Child’s death brings interest to crime research

Shauna Stephenson

The murder last week of Jetseta Gage, the 10-year-old Cedar Rapids girl kidnapped and later found dead in rural Johnson County, has brought heightened interest to a book written by an ISU professor.

Matt DeLisi, assistant professor of sociology, published his first book, “Career Criminals in Society,” in February.

The book gives a two-pronged approach to dealing with people involved in criminal behaviors: prevention and punishment.

Early prevention, DeLisi argues, helps to curb criminal behavior. He said most chronic criminals are a direct product of their childhoods.

Usually, they are children of young parents and were often abused.

By providing services to young parents and troubled youth from the start, it would save money in the long run, DeLisi said. He said it costs about $10,000 per capita to provide prevention services, but the cost of a habitual offender skyrockets to $1.2 million to $20 million per capita.

In the case of Jetseta Gage, the man charged with her murder, Roger Paul Bentley, had previous criminal offenses and was placed on the Iowa Sex Offender Registry for a crime for which he was convicted in 1994.

A search of Iowa court records suggests he has been a habitual offender. Bentley’s brother, James Bentley, is also being tried on sexual abuse charges, according to the Iowa Judicial Branch Web site.

With two sexual offenders in the family, DeLisi said he wonders if they were sexually abused as children. He said ignoring those problems early on may have caused bigger problems down the line.

“Why didn’t we intervene when [the Bentleys] were kids?” DeLisi asked.

This particular case illustrates the points made in his book.

DeLisi said although many sociologists believe prevention works, it is not as popular when dealing with criminal behavior. Even DeLisi was not entirely certain of its merits.

“I didn’t really even buy into it before I wrote this book,” he said.

Andrew Hochstetler, assistant professor of sociology, agrees with funding prevention efforts.

“Money spent on prevention, the earlier the better, is the best money you can spend,” he said.

It is often hard to get the funding for prevention, however.

Karen Mills is the Ames Police officer for Ames Middle School and Ames High School.

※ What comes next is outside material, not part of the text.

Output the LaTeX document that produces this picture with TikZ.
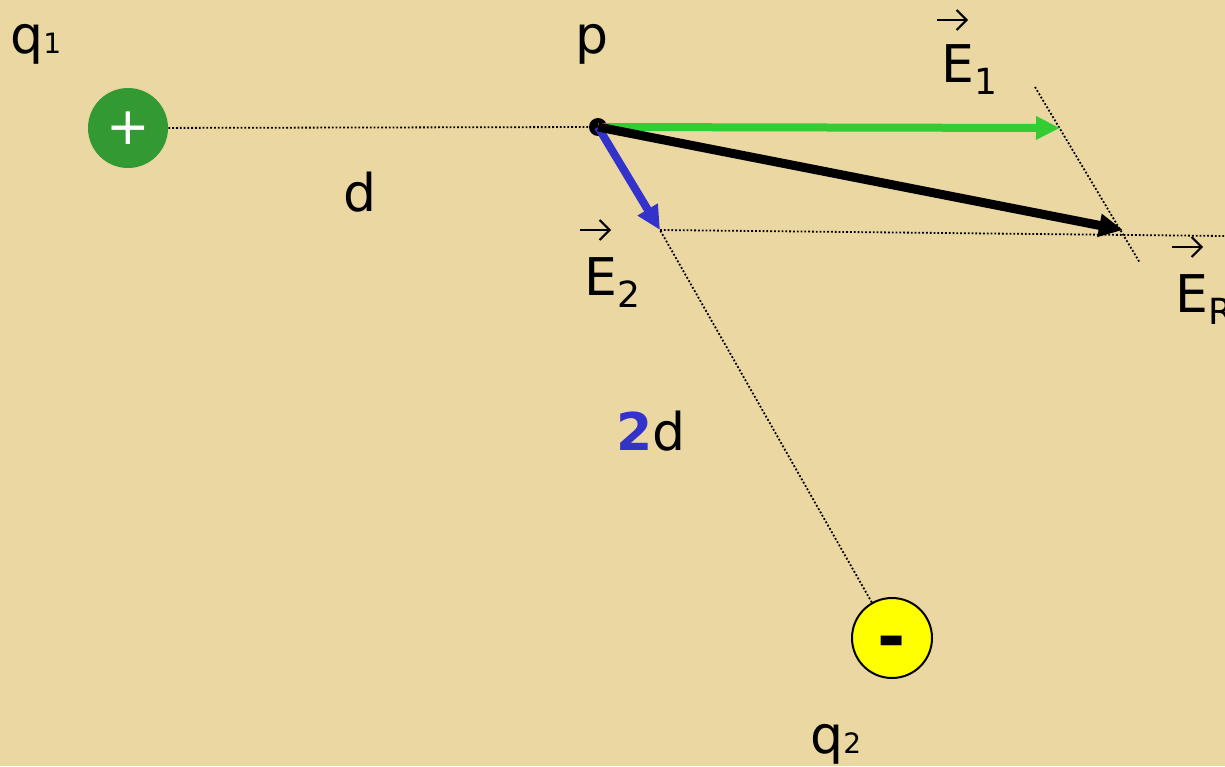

She said her job is to monitor student behavior and check in on delinquent students, but that is hard because she has so much territory to cover and kids know her schedule.

“I’m only one person,” Mills said.

DeLisi said treatment programs rarely work, although they can sometimes be effective.

“Lots of criminologists are firmly against the death penalty — I’m not. But you also have to realize that prevention works,” he said.

“The two-pronged approach is the way to break the cycle.”

The research in the book came from the time he spent working at the Boulder County Jail in Boulder, Colo.

DeLisi, who was working on his doctorate degree at the time, interviewed almost 4,000 defendants, many of them habitual offenders. He said interviewing the habitual offenders was different than interviewing the non-habitual offenders because their anxiety over being arrested wasn’t there.

“You simply don’t meet people like that in everyday life,” DeLisi said.